* PROBLEM STATEMENT
Transcribe the material verbatim in full; the pictures do not belong in the copy.

* DATA EXCERPT
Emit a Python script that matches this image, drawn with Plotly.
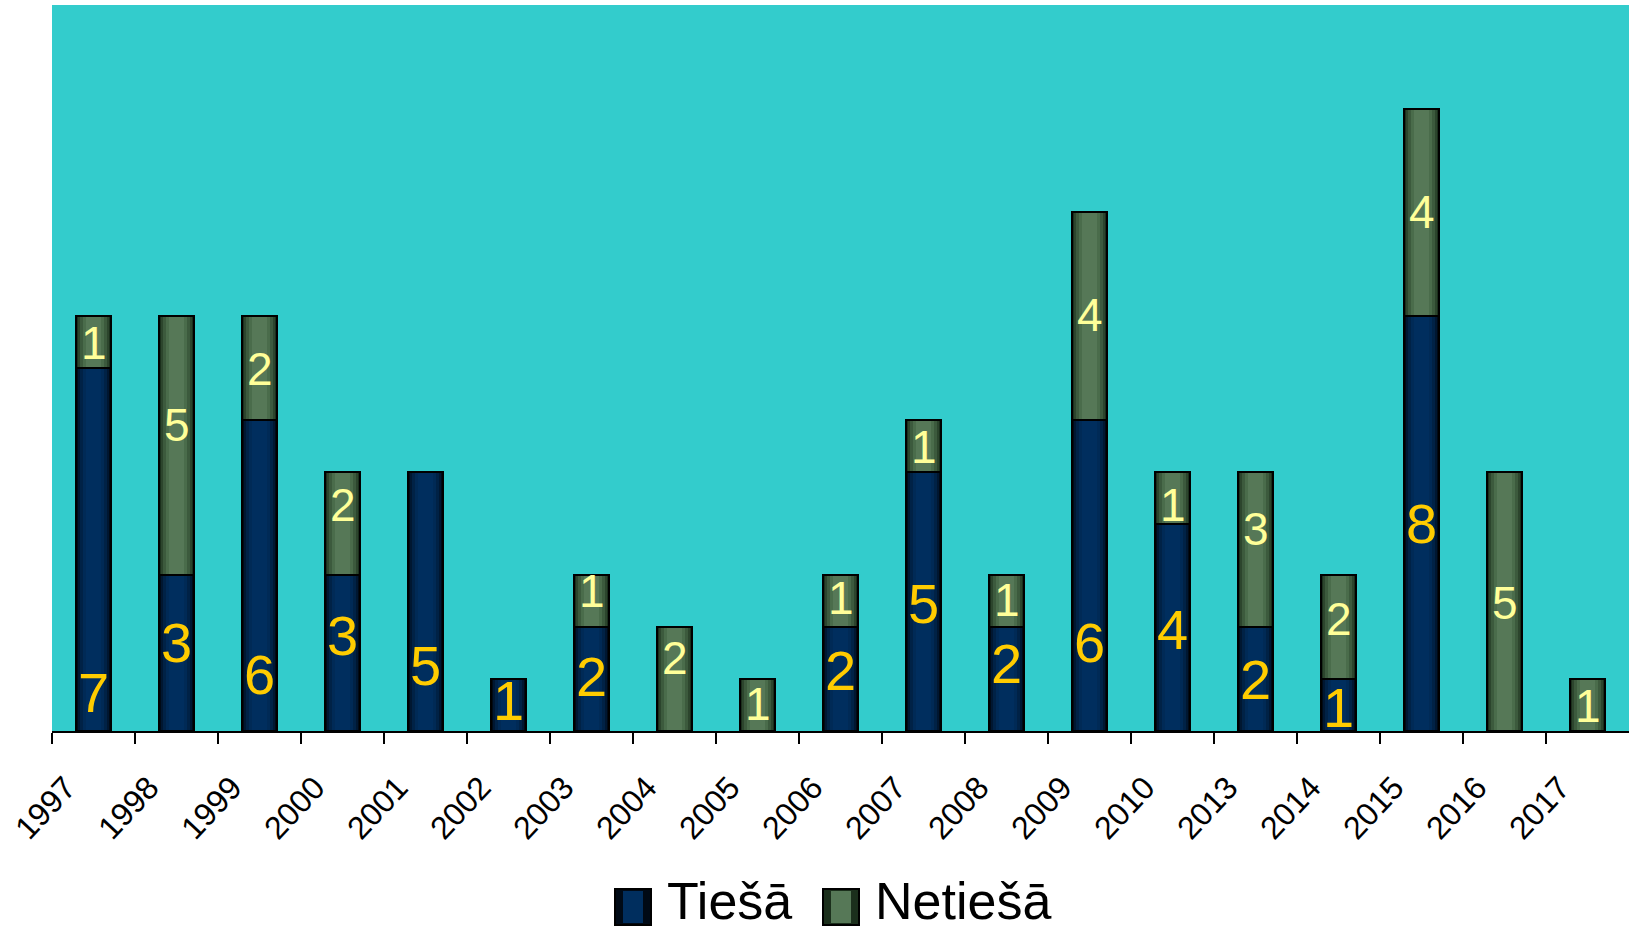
import plotly.graph_objects as go

# Categories and counts per year
years = ["1997", "1998", "1999", "2000", "2001", "2002", "2003", "2004", "2005", "2006",
         "2007", "2008", "2009", "2010", "2013", "2014", "2015", "2016", "2017"]
tiesa = [7, 3, 6, 3, 5, 1, 2, 0, 0, 2, 5, 2, 6, 4, 2, 1, 8, 0, 0]
netiesa = [1, 5, 2, 2, 0, 0, 1, 2, 1, 1, 1, 1, 4, 1, 3, 2, 4, 5, 1]

# Height (in value units) at which each value label sits
tiesa_label_y = [0.75, 1.71, 1.08, 1.85, 1.27, 0.58, 1.06, None, None, 1.16,
                 2.46, 1.30, 1.70, 1.96, 1.00, 0.46, 4.0, None, None]
netiesa_label_y = [7.48, 5.91, 6.99, 4.36, None, None, 2.70, 1.40, 0.53, 2.57,
                   5.48, 2.52, 8.02, 4.36, 3.90, 2.16, 10.0, 2.47, 0.48]

FONT = "Liberation Sans, Arial, sans-serif"
BAR_W = 0.42
TIESA_SHADES = [(0.42, "#000a16"), (0.37, "#001731"), (0.32, "#002246"),
                (0.26, "#002a56"), (0.19, "#002e5e")]
NETIESA_SHADES = [(0.42, "#1b2f1c"), (0.37, "#2c452d"), (0.32, "#3c5a3d"),
                  (0.26, "#4a6c4b"), (0.19, "#567857")]

x = list(range(len(years)))
net_base = list(tiesa)

fig = go.Figure()


def add_segment(values, base, shades):
    # shaded body: nested bars from dark edge to lighter centre
    for w, col in shades:
        fig.add_trace(go.Bar(x=x, y=values, base=base, width=w,
                             marker=dict(color=col, line=dict(width=0)),
                             showlegend=False, hoverinfo="skip"))
    # black outline on top
    fig.add_trace(go.Bar(x=x, y=values, base=base, width=BAR_W,
                         marker=dict(color="rgba(0,0,0,0)",
                                     line=dict(color="black", width=2)),
                         showlegend=False, hoverinfo="skip"))


add_segment(tiesa, [0] * len(x), TIESA_SHADES)
add_segment(netiesa, net_base, NETIESA_SHADES)

annotations = []
for i in x:
    if tiesa[i] and tiesa_label_y[i] is not None:
        annotations.append(dict(x=i, y=tiesa_label_y[i], xref="x", yref="y",
                                text=str(tiesa[i]), showarrow=False,
                                font=dict(family=FONT, size=56, color="#FFCC00"),
                                xanchor="center", yanchor="middle"))
    if netiesa[i] and netiesa_label_y[i] is not None:
        annotations.append(dict(x=i, y=netiesa_label_y[i], xref="x", yref="y",
                                text=str(netiesa[i]), showarrow=False,
                                font=dict(family=FONT, size=46, color="#FFFF99"),
                                xanchor="center", yanchor="middle"))

# Legend drawn as swatches + text below the axis
W, H = 1629, 932
L, R, T, B = 52, 0, 5, 201
pw, ph = W - L - R, H - T - B


def px_x(p):
    return (p - L) / pw


def px_y(p):
    return (H - B - p) / ph


shapes = []
legend_items = [("Tiešā", 615, "#002e5e", "#000a16"),
                ("Netiešā", 823, "#567857", "#1b2f1c")]
for label, x0, inner, edge in legend_items:
    shapes.append(dict(type="rect", xref="paper", yref="paper",
                       x0=px_x(x0), x1=px_x(x0 + 36), y0=px_y(925), y1=px_y(889),
                       fillcolor=edge, line=dict(color="black", width=2)))
    shapes.append(dict(type="rect", xref="paper", yref="paper",
                       x0=px_x(x0 + 8), x1=px_x(x0 + 28), y0=px_y(923), y1=px_y(891),
                       fillcolor=inner, line=dict(width=0)))
    annotations.append(dict(x=px_x(x0 + 50), y=px_y(932), xref="paper", yref="paper",
                            text=label, showarrow=False, xanchor="left", yanchor="bottom",
                            font=dict(family=FONT, size=52, color="black")))

fig.update_layout(
    width=W, height=H,
    margin=dict(l=L, r=R, t=T, b=B, pad=0),
    barmode="overlay",
    bargap=0,
    paper_bgcolor="white",
    plot_bgcolor="#33CCCC",
    showlegend=False,
    annotations=annotations,
    shapes=shapes,
    xaxis=dict(range=[-0.5, len(years) - 0.5],
               tickmode="array",
               tickvals=[i - 0.5 for i in x],
               ticktext=years,
               tickangle=-47,
               ticks="outside", ticklen=11, tickwidth=2, tickcolor="black",
               ticklabelshift=14, ticklabelstandoff=12,
               showline=True, linecolor="black", linewidth=2,
               showgrid=False, zeroline=False,
               tickfont=dict(family=FONT, size=32, color="black")),
    yaxis=dict(range=[0, 14], visible=False, showgrid=False, zeroline=False),
)

fig.write_html("out.html")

* OUTPUT FOR THIS EXERCISE
Emit a Python script that matches this image, drawn with Plotly.
import plotly.graph_objects as go

# Categories and counts per year
years = ["1997", "1998", "1999", "2000", "2001", "2002", "2003", "2004", "2005", "2006",
         "2007", "2008", "2009", "2010", "2013", "2014", "2015", "2016", "2017"]
tiesa = [7, 3, 6, 3, 5, 1, 2, 0, 0, 2, 5, 2, 6, 4, 2, 1, 8, 0, 0]
netiesa = [1, 5, 2, 2, 0, 0, 1, 2, 1, 1, 1, 1, 4, 1, 3, 2, 4, 5, 1]

# Height (in value units) at which each value label sits
tiesa_label_y = [0.75, 1.71, 1.08, 1.85, 1.27, 0.58, 1.06, None, None, 1.16,
                 2.46, 1.30, 1.70, 1.96, 1.00, 0.46, 4.0, None, None]
netiesa_label_y = [7.48, 5.91, 6.99, 4.36, None, None, 2.70, 1.40, 0.53, 2.57,
                   5.48, 2.52, 8.02, 4.36, 3.90, 2.16, 10.0, 2.47, 0.48]

FONT = "Liberation Sans, Arial, sans-serif"
BAR_W = 0.42
TIESA_SHADES = [(0.42, "#000a16"), (0.37, "#001731"), (0.32, "#002246"),
                (0.26, "#002a56"), (0.19, "#002e5e")]
NETIESA_SHADES = [(0.42, "#1b2f1c"), (0.37, "#2c452d"), (0.32, "#3c5a3d"),
                  (0.26, "#4a6c4b"), (0.19, "#567857")]

x = list(range(len(years)))
net_base = list(tiesa)

fig = go.Figure()


def add_segment(values, base, shades):
    # shaded body: nested bars from dark edge to lighter centre
    for w, col in shades:
        fig.add_trace(go.Bar(x=x, y=values, base=base, width=w,
                             marker=dict(color=col, line=dict(width=0)),
                             showlegend=False, hoverinfo="skip"))
    # black outline on top
    fig.add_trace(go.Bar(x=x, y=values, base=base, width=BAR_W,
                         marker=dict(color="rgba(0,0,0,0)",
                                     line=dict(color="black", width=2)),
                         showlegend=False, hoverinfo="skip"))


add_segment(tiesa, [0] * len(x), TIESA_SHADES)
add_segment(netiesa, net_base, NETIESA_SHADES)

annotations = []
for i in x:
    if tiesa[i] and tiesa_label_y[i] is not None:
        annotations.append(dict(x=i, y=tiesa_label_y[i], xref="x", yref="y",
                                text=str(tiesa[i]), showarrow=False,
                                font=dict(family=FONT, size=56, color="#FFCC00"),
                                xanchor="center", yanchor="middle"))
    if netiesa[i] and netiesa_label_y[i] is not None:
        annotations.append(dict(x=i, y=netiesa_label_y[i], xref="x", yref="y",
                                text=str(netiesa[i]), showarrow=False,
                                font=dict(family=FONT, size=46, color="#FFFF99"),
                                xanchor="center", yanchor="middle"))

# Legend drawn as swatches + text below the axis
W, H = 1629, 932
L, R, T, B = 52, 0, 5, 201
pw, ph = W - L - R, H - T - B


def px_x(p):
    return (p - L) / pw


def px_y(p):
    return (H - B - p) / ph


shapes = []
legend_items = [("Tiešā", 615, "#002e5e", "#000a16"),
                ("Netiešā", 823, "#567857", "#1b2f1c")]
for label, x0, inner, edge in legend_items:
    shapes.append(dict(type="rect", xref="paper", yref="paper",
                       x0=px_x(x0), x1=px_x(x0 + 36), y0=px_y(925), y1=px_y(889),
                       fillcolor=edge, line=dict(color="black", width=2)))
    shapes.append(dict(type="rect", xref="paper", yref="paper",
                       x0=px_x(x0 + 8), x1=px_x(x0 + 28), y0=px_y(923), y1=px_y(891),
                       fillcolor=inner, line=dict(width=0)))
    annotations.append(dict(x=px_x(x0 + 50), y=px_y(932), xref="paper", yref="paper",
                            text=label, showarrow=False, xanchor="left", yanchor="bottom",
                            font=dict(family=FONT, size=52, color="black")))

fig.update_layout(
    width=W, height=H,
    margin=dict(l=L, r=R, t=T, b=B, pad=0),
    barmode="overlay",
    bargap=0,
    paper_bgcolor="white",
    plot_bgcolor="#33CCCC",
    showlegend=False,
    annotations=annotations,
    shapes=shapes,
    xaxis=dict(range=[-0.5, len(years) - 0.5],
               tickmode="array",
               tickvals=[i - 0.5 for i in x],
               ticktext=years,
               tickangle=-47,
               ticks="outside", ticklen=11, tickwidth=2, tickcolor="black",
               ticklabelshift=14, ticklabelstandoff=12,
               showline=True, linecolor="black", linewidth=2,
               showgrid=False, zeroline=False,
               tickfont=dict(family=FONT, size=32, color="black")),
    yaxis=dict(range=[0, 14], visible=False, showgrid=False, zeroline=False),
)

fig.write_html("out.html")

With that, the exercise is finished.